(Stored data entries)

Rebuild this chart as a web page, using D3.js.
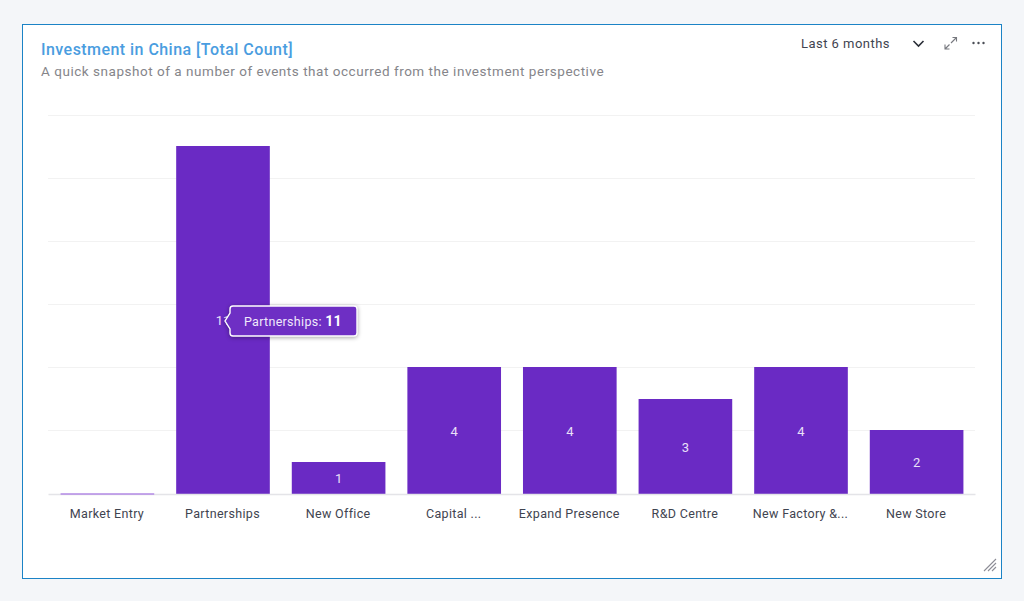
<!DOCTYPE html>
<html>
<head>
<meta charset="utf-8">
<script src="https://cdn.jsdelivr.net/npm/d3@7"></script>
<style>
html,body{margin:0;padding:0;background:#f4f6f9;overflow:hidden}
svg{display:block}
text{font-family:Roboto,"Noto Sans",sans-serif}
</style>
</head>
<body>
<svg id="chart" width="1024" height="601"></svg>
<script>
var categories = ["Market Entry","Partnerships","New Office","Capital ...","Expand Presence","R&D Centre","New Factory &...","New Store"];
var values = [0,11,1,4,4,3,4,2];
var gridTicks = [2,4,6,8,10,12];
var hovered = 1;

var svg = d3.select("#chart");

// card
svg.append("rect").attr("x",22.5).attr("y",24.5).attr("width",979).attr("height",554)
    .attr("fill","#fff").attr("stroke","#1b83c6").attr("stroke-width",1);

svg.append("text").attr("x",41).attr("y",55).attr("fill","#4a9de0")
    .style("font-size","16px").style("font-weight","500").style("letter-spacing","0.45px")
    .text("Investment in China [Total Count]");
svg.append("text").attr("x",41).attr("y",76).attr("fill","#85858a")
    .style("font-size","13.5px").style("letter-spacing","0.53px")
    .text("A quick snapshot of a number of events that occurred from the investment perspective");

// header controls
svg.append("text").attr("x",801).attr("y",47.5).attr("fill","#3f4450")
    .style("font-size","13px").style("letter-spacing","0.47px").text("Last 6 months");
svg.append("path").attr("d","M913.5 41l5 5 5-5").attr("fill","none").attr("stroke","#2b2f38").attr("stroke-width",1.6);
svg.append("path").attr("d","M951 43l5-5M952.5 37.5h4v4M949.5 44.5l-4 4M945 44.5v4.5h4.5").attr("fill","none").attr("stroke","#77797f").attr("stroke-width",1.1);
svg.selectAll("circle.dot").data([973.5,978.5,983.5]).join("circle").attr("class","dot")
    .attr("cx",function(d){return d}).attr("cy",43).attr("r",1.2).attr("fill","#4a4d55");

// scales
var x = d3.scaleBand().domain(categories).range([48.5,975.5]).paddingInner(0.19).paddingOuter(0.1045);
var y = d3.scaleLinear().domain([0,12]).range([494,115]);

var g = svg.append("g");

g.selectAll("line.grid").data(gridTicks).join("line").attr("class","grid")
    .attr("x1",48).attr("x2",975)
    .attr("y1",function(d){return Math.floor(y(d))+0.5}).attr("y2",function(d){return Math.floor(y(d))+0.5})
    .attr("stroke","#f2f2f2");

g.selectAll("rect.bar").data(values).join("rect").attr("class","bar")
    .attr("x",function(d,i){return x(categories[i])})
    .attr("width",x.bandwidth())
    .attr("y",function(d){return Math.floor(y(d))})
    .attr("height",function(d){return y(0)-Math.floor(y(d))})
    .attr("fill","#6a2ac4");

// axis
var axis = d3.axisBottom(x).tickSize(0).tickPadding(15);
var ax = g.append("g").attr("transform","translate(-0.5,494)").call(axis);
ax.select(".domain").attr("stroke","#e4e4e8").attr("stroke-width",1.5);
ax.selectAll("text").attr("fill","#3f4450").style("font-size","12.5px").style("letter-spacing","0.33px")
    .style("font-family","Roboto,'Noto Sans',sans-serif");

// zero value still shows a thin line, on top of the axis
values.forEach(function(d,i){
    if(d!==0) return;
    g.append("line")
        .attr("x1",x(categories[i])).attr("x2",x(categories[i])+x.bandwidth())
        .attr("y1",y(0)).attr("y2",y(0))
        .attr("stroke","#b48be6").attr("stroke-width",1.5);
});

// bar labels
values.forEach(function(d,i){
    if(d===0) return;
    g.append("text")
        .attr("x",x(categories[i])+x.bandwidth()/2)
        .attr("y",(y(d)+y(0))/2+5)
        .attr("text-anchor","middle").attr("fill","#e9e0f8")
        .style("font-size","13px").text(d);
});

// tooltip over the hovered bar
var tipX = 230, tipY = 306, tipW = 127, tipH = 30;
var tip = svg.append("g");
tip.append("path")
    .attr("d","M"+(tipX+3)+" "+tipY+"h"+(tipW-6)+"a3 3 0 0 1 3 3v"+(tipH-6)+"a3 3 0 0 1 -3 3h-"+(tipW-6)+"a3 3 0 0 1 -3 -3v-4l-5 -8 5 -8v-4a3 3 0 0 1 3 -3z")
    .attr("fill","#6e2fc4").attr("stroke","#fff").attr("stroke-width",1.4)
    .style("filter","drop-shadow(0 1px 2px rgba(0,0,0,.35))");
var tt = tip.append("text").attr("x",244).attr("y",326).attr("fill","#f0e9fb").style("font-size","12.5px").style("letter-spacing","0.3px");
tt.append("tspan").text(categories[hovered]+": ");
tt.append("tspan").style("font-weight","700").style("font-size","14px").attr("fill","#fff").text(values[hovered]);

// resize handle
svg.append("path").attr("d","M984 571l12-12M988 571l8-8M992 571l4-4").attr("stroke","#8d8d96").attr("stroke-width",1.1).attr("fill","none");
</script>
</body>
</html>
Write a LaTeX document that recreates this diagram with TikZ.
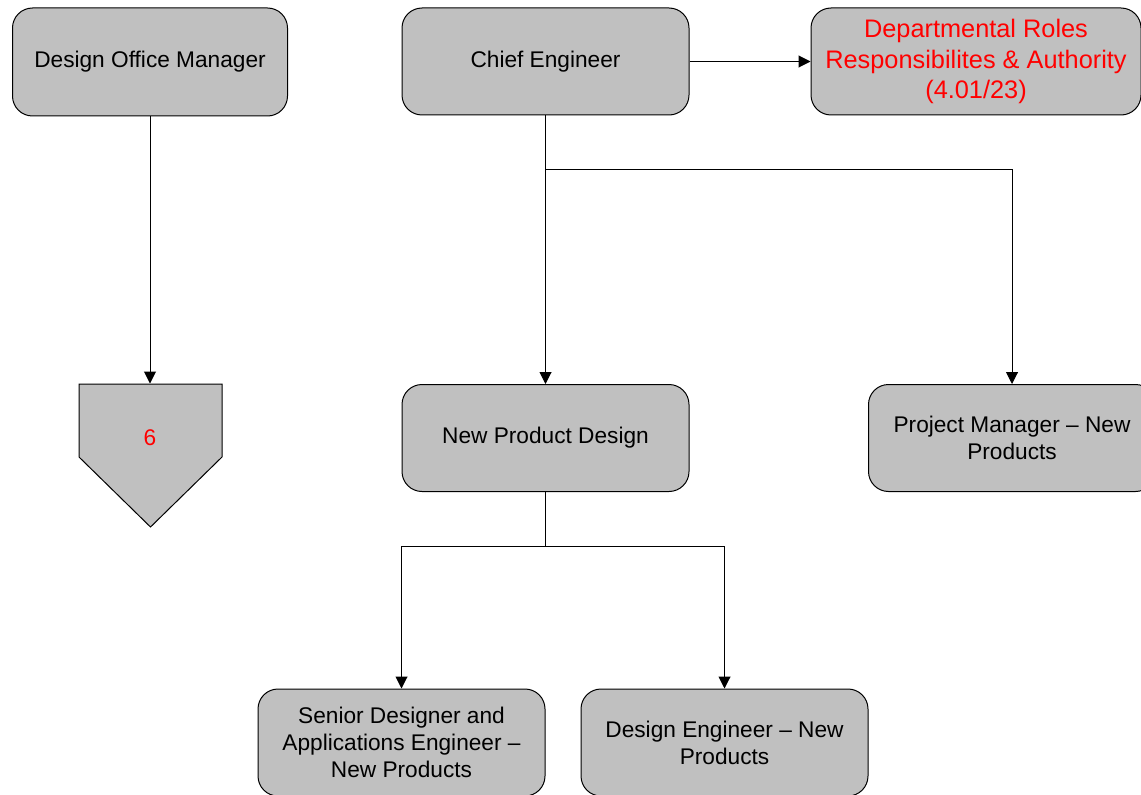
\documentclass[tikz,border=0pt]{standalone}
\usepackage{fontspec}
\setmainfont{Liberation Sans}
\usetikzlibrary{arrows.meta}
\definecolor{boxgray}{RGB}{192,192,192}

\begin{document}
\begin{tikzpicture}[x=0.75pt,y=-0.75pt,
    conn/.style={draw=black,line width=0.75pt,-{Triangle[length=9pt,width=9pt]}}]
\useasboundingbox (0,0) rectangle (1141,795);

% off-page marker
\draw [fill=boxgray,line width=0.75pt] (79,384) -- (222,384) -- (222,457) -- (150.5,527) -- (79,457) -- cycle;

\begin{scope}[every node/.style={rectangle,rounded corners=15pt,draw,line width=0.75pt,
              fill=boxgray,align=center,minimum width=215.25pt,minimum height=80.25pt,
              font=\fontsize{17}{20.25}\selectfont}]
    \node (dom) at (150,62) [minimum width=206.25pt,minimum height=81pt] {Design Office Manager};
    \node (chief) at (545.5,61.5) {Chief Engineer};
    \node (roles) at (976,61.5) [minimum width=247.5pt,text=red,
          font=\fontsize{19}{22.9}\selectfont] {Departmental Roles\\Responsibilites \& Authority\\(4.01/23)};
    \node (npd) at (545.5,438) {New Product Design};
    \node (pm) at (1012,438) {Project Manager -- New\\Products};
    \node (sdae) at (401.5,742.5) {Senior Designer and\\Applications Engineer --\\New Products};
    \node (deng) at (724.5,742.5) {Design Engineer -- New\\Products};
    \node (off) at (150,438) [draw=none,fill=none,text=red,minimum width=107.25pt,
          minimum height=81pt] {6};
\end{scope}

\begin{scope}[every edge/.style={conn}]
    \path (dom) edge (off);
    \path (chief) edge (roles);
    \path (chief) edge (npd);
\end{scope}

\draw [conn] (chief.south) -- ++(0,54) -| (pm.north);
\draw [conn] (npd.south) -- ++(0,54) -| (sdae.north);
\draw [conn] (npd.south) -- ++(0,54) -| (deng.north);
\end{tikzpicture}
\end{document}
---
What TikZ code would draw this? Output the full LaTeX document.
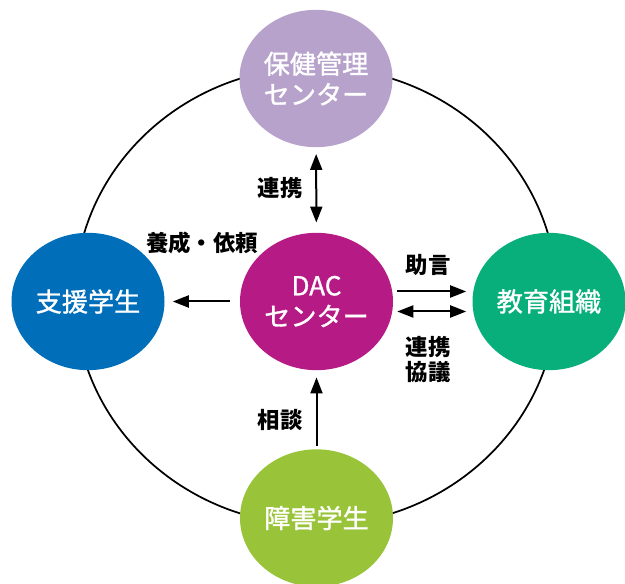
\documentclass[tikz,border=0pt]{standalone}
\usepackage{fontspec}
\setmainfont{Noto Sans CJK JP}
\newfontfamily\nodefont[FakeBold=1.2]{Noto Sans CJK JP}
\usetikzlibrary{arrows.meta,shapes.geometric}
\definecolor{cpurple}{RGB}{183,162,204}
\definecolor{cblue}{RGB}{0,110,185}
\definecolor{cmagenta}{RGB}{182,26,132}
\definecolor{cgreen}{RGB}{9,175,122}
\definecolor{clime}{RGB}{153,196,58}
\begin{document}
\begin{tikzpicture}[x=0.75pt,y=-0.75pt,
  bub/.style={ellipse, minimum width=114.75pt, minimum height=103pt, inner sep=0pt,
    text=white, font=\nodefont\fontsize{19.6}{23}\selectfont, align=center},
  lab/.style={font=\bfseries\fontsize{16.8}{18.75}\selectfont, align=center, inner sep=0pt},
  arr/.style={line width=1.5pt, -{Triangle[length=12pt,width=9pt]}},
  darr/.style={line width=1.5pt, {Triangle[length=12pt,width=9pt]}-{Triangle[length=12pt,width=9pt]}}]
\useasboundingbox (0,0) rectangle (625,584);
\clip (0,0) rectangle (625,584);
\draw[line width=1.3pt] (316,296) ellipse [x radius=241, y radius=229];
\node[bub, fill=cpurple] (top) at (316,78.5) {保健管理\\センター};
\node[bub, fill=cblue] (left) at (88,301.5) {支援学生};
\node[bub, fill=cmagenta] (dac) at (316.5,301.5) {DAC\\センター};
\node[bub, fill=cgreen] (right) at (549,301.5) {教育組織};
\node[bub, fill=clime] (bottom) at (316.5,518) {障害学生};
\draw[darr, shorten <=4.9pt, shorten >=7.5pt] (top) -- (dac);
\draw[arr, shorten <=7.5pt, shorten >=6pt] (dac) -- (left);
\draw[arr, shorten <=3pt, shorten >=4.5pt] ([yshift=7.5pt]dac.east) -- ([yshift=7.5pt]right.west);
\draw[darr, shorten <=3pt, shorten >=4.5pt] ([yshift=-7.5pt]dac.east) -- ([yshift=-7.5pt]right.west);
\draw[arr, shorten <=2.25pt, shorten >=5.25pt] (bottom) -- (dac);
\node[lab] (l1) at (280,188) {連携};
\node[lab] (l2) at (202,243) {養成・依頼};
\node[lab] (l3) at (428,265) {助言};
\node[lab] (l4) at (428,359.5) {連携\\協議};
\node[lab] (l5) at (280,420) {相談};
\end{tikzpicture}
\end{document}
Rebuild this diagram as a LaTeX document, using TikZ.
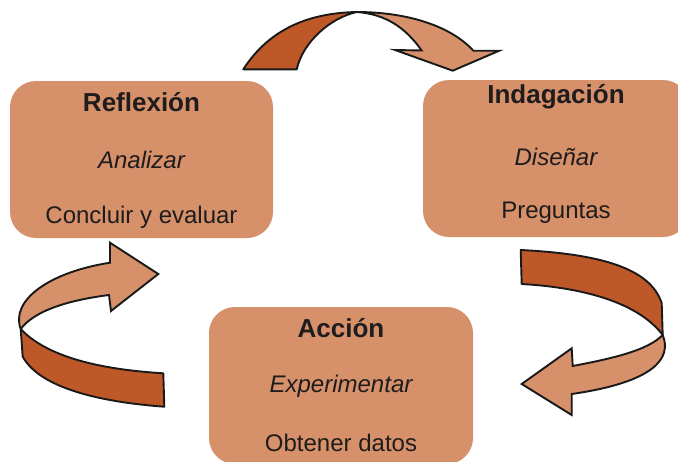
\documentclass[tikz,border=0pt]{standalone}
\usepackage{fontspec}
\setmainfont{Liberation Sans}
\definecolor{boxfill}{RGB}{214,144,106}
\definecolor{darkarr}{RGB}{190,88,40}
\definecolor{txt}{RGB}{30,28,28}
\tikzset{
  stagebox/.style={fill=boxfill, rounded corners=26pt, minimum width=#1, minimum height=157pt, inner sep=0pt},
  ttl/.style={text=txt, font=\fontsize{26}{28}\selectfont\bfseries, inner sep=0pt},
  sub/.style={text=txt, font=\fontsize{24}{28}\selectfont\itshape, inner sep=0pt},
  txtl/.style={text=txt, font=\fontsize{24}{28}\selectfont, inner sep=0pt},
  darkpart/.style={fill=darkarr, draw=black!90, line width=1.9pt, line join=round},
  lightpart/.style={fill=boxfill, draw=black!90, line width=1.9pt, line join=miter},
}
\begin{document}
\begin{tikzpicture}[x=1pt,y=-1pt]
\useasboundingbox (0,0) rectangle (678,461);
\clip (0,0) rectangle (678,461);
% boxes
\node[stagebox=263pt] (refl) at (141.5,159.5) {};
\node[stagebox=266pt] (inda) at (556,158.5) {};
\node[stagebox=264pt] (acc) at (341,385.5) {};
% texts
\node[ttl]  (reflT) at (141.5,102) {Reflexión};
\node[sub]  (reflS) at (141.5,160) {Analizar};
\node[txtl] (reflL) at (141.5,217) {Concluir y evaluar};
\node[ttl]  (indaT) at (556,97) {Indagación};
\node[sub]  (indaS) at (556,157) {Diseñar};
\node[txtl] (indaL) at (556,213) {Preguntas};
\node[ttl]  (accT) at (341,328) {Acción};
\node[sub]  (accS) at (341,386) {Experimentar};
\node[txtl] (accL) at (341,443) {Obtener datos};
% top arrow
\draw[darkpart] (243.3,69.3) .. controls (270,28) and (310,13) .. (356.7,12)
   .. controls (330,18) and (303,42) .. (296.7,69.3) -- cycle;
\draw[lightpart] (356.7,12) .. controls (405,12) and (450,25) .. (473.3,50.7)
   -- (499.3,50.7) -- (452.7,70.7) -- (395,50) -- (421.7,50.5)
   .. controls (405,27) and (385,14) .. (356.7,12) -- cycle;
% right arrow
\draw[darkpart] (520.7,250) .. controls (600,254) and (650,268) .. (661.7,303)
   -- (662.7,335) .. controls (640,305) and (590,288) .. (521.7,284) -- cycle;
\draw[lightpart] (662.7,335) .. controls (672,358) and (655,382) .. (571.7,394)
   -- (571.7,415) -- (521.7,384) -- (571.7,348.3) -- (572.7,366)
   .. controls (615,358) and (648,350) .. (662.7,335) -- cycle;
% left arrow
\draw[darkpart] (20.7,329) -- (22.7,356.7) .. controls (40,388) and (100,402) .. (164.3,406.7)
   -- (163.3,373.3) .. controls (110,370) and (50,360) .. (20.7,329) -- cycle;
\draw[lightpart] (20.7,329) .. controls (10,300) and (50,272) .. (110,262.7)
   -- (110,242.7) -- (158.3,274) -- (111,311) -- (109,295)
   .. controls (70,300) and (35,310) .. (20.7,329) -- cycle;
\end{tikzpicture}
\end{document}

> _SET PROBLEM_
Go through the listing above and list every line that has the word "page".

> _SOLUTION TO THIS EXERCISE_
Rebuild this chart as a web page, using D3.js.
% off-page marker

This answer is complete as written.